Sachar also laces his story with resonant themes. Stanley counters the cruelty and injustice of his fate by developing first-rate survival skills. He and his crew learn the power of teamwork and respect, and Stanley's compassion for one even less fortunate than himself ultimately provides the key to a satisfying tale of redemption.
Sachar adapted his 1998 book into a movie in 2003. His latest adaptation is for the stage, and Wheelock Family Theatre is presenting the New England professional premiere of this nifty work. Except for some character rearrangement, Sachar remains quite faithful to his book, down to long sections of dialogue.
The play effectively mimics the book's fluid back and forth in time. In between charting the grueling daily toil of Stanley and his campmates, the play re-creates interludes from the troubled history of Stanley's family, beginning with the "pig-stealing great-great-grandfather" who unwittingly provoked the gypsy curse. It's sometimes a little disjointed, but the coming together of strands from past and present is one of the story's greatest pleasures.
Wheelock's solid production, ably directed by Susan Kosoff, is well-paced, engaging, and richly textured.

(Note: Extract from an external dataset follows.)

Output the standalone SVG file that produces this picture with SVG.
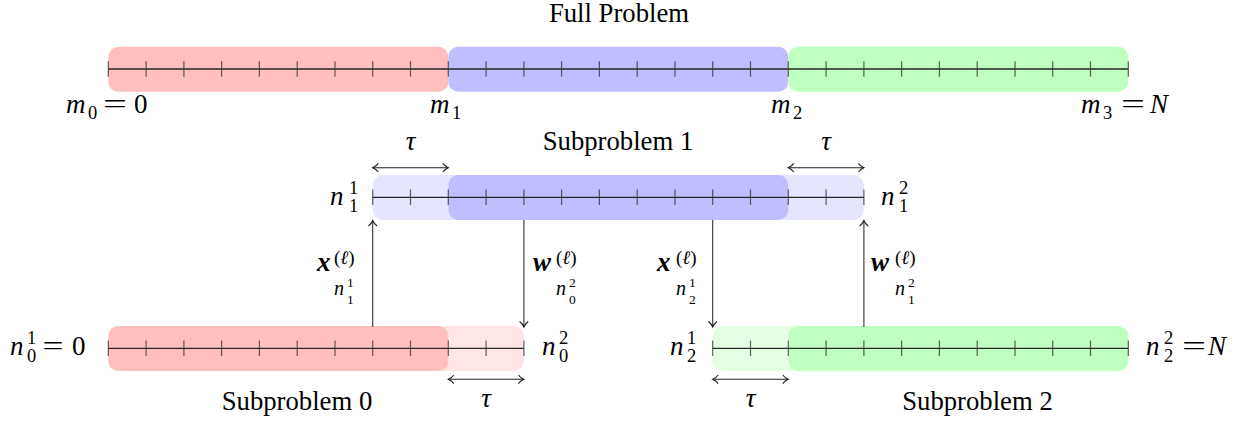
<svg xmlns="http://www.w3.org/2000/svg" width="1247" height="424" viewBox="0 0 1247 424" font-family="Liberation Serif, serif">
<style>
text{fill:#000}
.t{font-size:26.7px;text-anchor:middle}
.mi{font-size:27px;font-style:italic}
.mr{font-size:27px}
.sc{font-size:18.5px}
.ss{font-size:13.5px}
.bx{font-size:27px;font-style:italic;font-weight:bold}
.ell{font-size:19px}
.i{font-style:italic}
.ni{font-size:20px;font-style:italic}
.tau{font-size:27px;font-style:italic;text-anchor:middle}
.axis{stroke:#262626;stroke-width:1.3;fill:none}
.tick{stroke:#3a3a3a;stroke-width:1.2;stroke-opacity:0.8;fill:none}
.conn{stroke:#333;stroke-width:1.1;fill:none}
.dim{stroke:#222;stroke-width:1.1;fill:none;marker-start:url(#to);marker-end:url(#to)}
.red{fill:#ffbfbf}.redl{fill:#ffe5e5}
.blue{fill:#bfbfff}.bluel{fill:#e5e5ff}
.green{fill:#bfffbf}.greenl{fill:#e5ffe5}
</style>
<defs>
<marker id="to" viewBox="-8 -6 10 12" refX="0" refY="0" markerWidth="10" markerHeight="12" markerUnits="userSpaceOnUse" orient="auto-start-reverse">
<path d="M-5.5,-4.3 C-3.8,-2 -1.2,-0.5 0,0 C-1.2,0.5 -3.8,2 -5.5,4.3" fill="none" stroke="#222" stroke-width="1.1"/>
</marker>
</defs>

<g id="full-problem" font-family="Liberation Serif, serif">
<text class="t" x="619" y="22">Full Problem</text>
<rect class="red" x="108.3" y="46.7" width="340" height="45" rx="10"/>
<rect class="blue" x="448.3" y="46.7" width="340" height="45" rx="10"/>
<rect class="green" x="788.3" y="46.7" width="340" height="45" rx="10"/>
<path class="axis" d="M108.3,69H1128.3"/>
<path class="tick" d="M108.3,61.2V76.8M146.1,61.2V76.8M183.9,61.2V76.8M221.6,61.2V76.8M259.4,61.2V76.8M297.2,61.2V76.8M335,61.2V76.8M372.7,61.2V76.8M410.5,61.2V76.8M448.3,61.2V76.8M486.1,61.2V76.8M523.9,61.2V76.8M561.6,61.2V76.8M599.4,61.2V76.8M637.2,61.2V76.8M675,61.2V76.8M712.7,61.2V76.8M750.5,61.2V76.8M788.3,61.2V76.8M826.1,61.2V76.8M863.9,61.2V76.8M901.6,61.2V76.8M939.4,61.2V76.8M977.2,61.2V76.8M1015,61.2V76.8M1052.7,61.2V76.8M1090.5,61.2V76.8M1128.3,61.2V76.8"/>
<text><tspan class="mi" x="66" y="113">m</tspan><tspan class="sc" x="88" y="119">0</tspan><tspan class="mr" x="103" y="113" textLength="24" lengthAdjust="spacingAndGlyphs">=</tspan><tspan class="mr" x="134" y="113">0</tspan></text>
<text><tspan class="mi" x="430" y="113">m</tspan><tspan class="sc" x="452" y="119">1</tspan></text>
<text><tspan class="mi" x="771" y="113">m</tspan><tspan class="sc" x="793" y="119">2</tspan></text>
<text><tspan class="mi" x="1081" y="113">m</tspan><tspan class="sc" x="1103" y="119">3</tspan><tspan class="mr" x="1121" y="113" textLength="24" lengthAdjust="spacingAndGlyphs">=</tspan><tspan class="mi" x="1150" y="113">N</tspan></text>
</g>

<g id="subproblem-1" font-family="Liberation Serif, serif">
<text class="t" x="618" y="150">Subproblem 1</text>
<path class="dim" d="M372.7,167.7H448.3"/>
<path class="dim" d="M788.3,167.7H863.9"/>
<text class="tau" x="410.5" y="150">τ</text>
<text class="tau" x="826.1" y="150">τ</text>
<rect class="bluel" x="372.7" y="175" width="491.2" height="45" rx="10"/>
<rect class="blue" x="448.3" y="175" width="340" height="45" rx="10"/>
<path class="axis" d="M372.7,197.3H863.9"/>
<path class="tick" d="M372.7,189.5V205.1M410.5,189.5V205.1M448.3,189.5V205.1M486.1,189.5V205.1M523.9,189.5V205.1M561.6,189.5V205.1M599.4,189.5V205.1M637.2,189.5V205.1M675,189.5V205.1M712.7,189.5V205.1M750.5,189.5V205.1M788.3,189.5V205.1M826.1,189.5V205.1M863.9,189.5V205.1"/>
<text><tspan class="mi" x="330" y="205">n</tspan><tspan class="sc" x="349" y="194">1</tspan><tspan class="sc" x="349" y="212">1</tspan></text>
<text><tspan class="mi" x="881" y="205">n</tspan><tspan class="sc" x="899" y="194">2</tspan><tspan class="sc" x="899" y="212">1</tspan></text>
</g>

<g id="subproblem-0" font-family="Liberation Serif, serif">
<rect class="redl" x="108.3" y="326" width="415.6" height="45" rx="10"/>
<rect class="red" x="108.3" y="326" width="340" height="45" rx="10"/>
<path class="axis" d="M108.3,348.3H523.9"/>
<path class="tick" d="M108.3,340.5V356.1M146.1,340.5V356.1M183.9,340.5V356.1M221.6,340.5V356.1M259.4,340.5V356.1M297.2,340.5V356.1M335,340.5V356.1M372.7,340.5V356.1M410.5,340.5V356.1M448.3,340.5V356.1M486.1,340.5V356.1M523.9,340.5V356.1"/>
<path class="dim" d="M448.3,379.3H523.9"/>
<text class="tau" x="486.1" y="407">τ</text>
<text class="t" x="297" y="410">Subproblem 0</text>
<text><tspan class="mi" x="10" y="355">n</tspan><tspan class="sc" x="27" y="344">1</tspan><tspan class="sc" x="27" y="362">0</tspan><tspan class="mr" x="42.5" y="355" textLength="21" lengthAdjust="spacingAndGlyphs">=</tspan><tspan class="mr" x="72" y="355">0</tspan></text>
<text><tspan class="mi" x="542" y="355">n</tspan><tspan class="sc" x="559" y="344">2</tspan><tspan class="sc" x="559" y="362">0</tspan></text>
</g>

<g id="subproblem-2" font-family="Liberation Serif, serif">
<rect class="greenl" x="712.7" y="326" width="415.6" height="45" rx="10"/>
<rect class="green" x="788.3" y="326" width="340" height="45" rx="10"/>
<path class="axis" d="M712.7,348.3H1128.3"/>
<path class="tick" d="M712.7,340.5V356.1M750.5,340.5V356.1M788.3,340.5V356.1M826.1,340.5V356.1M863.9,340.5V356.1M901.6,340.5V356.1M939.4,340.5V356.1M977.2,340.5V356.1M1015,340.5V356.1M1052.7,340.5V356.1M1090.5,340.5V356.1M1128.3,340.5V356.1"/>
<path class="dim" d="M712.7,379.3H788.3"/>
<text class="tau" x="750.5" y="407">τ</text>
<text class="t" x="977.5" y="410">Subproblem 2</text>
<text><tspan class="mi" x="670" y="355">n</tspan><tspan class="sc" x="687" y="344">1</tspan><tspan class="sc" x="687" y="362">2</tspan></text>
<text><tspan class="mi" x="1146" y="355">n</tspan><tspan class="sc" x="1164" y="344">2</tspan><tspan class="sc" x="1164" y="362">2</tspan><tspan class="mr" x="1182" y="355" textLength="24" lengthAdjust="spacingAndGlyphs">=</tspan><tspan class="mi" x="1208" y="355">N</tspan></text>
</g>

<g id="connectors" font-family="Liberation Serif, serif">
<path class="conn" d="M372.7,327V220.5" marker-end="url(#to)"/>
<path class="conn" d="M523.9,220V327" marker-end="url(#to)"/>
<path class="conn" d="M712.7,220V327" marker-end="url(#to)"/>
<path class="conn" d="M863.9,327V220.5" marker-end="url(#to)"/>
<text><tspan class="bx" x="317" y="270.7">x</tspan><tspan class="ell" x="334" y="264">(<tspan class="i">ℓ</tspan>)</tspan><tspan class="ni" x="334" y="295">n</tspan><tspan class="ss" x="347" y="287">1</tspan><tspan class="ss" x="347" y="304">1</tspan></text>
<text><tspan class="bx" x="533" y="270.7">w</tspan><tspan class="ell" x="556" y="264">(<tspan class="i">ℓ</tspan>)</tspan><tspan class="ni" x="556" y="295">n</tspan><tspan class="ss" x="569" y="287">2</tspan><tspan class="ss" x="569" y="304">0</tspan></text>
<text><tspan class="bx" x="657" y="270.7">x</tspan><tspan class="ell" x="676" y="264">(<tspan class="i">ℓ</tspan>)</tspan><tspan class="ni" x="676" y="295">n</tspan><tspan class="ss" x="689" y="287">1</tspan><tspan class="ss" x="689" y="304">2</tspan></text>
<text><tspan class="bx" x="871" y="270.7">w</tspan><tspan class="ell" x="895" y="264">(<tspan class="i">ℓ</tspan>)</tspan><tspan class="ni" x="895" y="295">n</tspan><tspan class="ss" x="908" y="287">2</tspan><tspan class="ss" x="908" y="304">1</tspan></text>
</g>
</svg>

The acting is a bit uneven but strong where it counts. Eighth-grader Armando Carlo-Gonzalez is low-key but convincing as Stanley, the boy who is "always in the wrong place at the wrong time" but evolves from pathetic victim to honorable hero. His crewmates from the camp are a lively, rowdy bunch, led by the poor-sighted X-Ray, given a nicely nuanced performance by Cy Brooks. Dan Reulbach is especially touching as the quiet Zero.
Of the adults, standouts include Shelley Bolman as the weaselly counselor Mr. Pendanski and Neil Gustafson in the amplified role of the sunflower seed-spewing Mr. Sir. With his gleefully malicious laugh, dark shades, and cowboy hat, he's a menacing presence. Jeffery Dinan is sweetly affecting as the young immigrant Elya, and Jane Staab is commanding as the old gypsy, Madame Zeroni. Whitney Avalon and Darius Omar Williams are touching as the ill-fated Kate Barlow and Sam. Though there's a little violence that might be troubling for younger kids, it's cursory and more cartoonish in nature than realistic.
Danila Korogodsky's spare, streamlined set design centers on two raked circular platforms with holes into which the boys plunge their shovels. And by the play's conveniently happy ending, those holes are symbols of all that we still don't quite understand. As Madame Zeroni says, "You will have to fill in the holes yourself."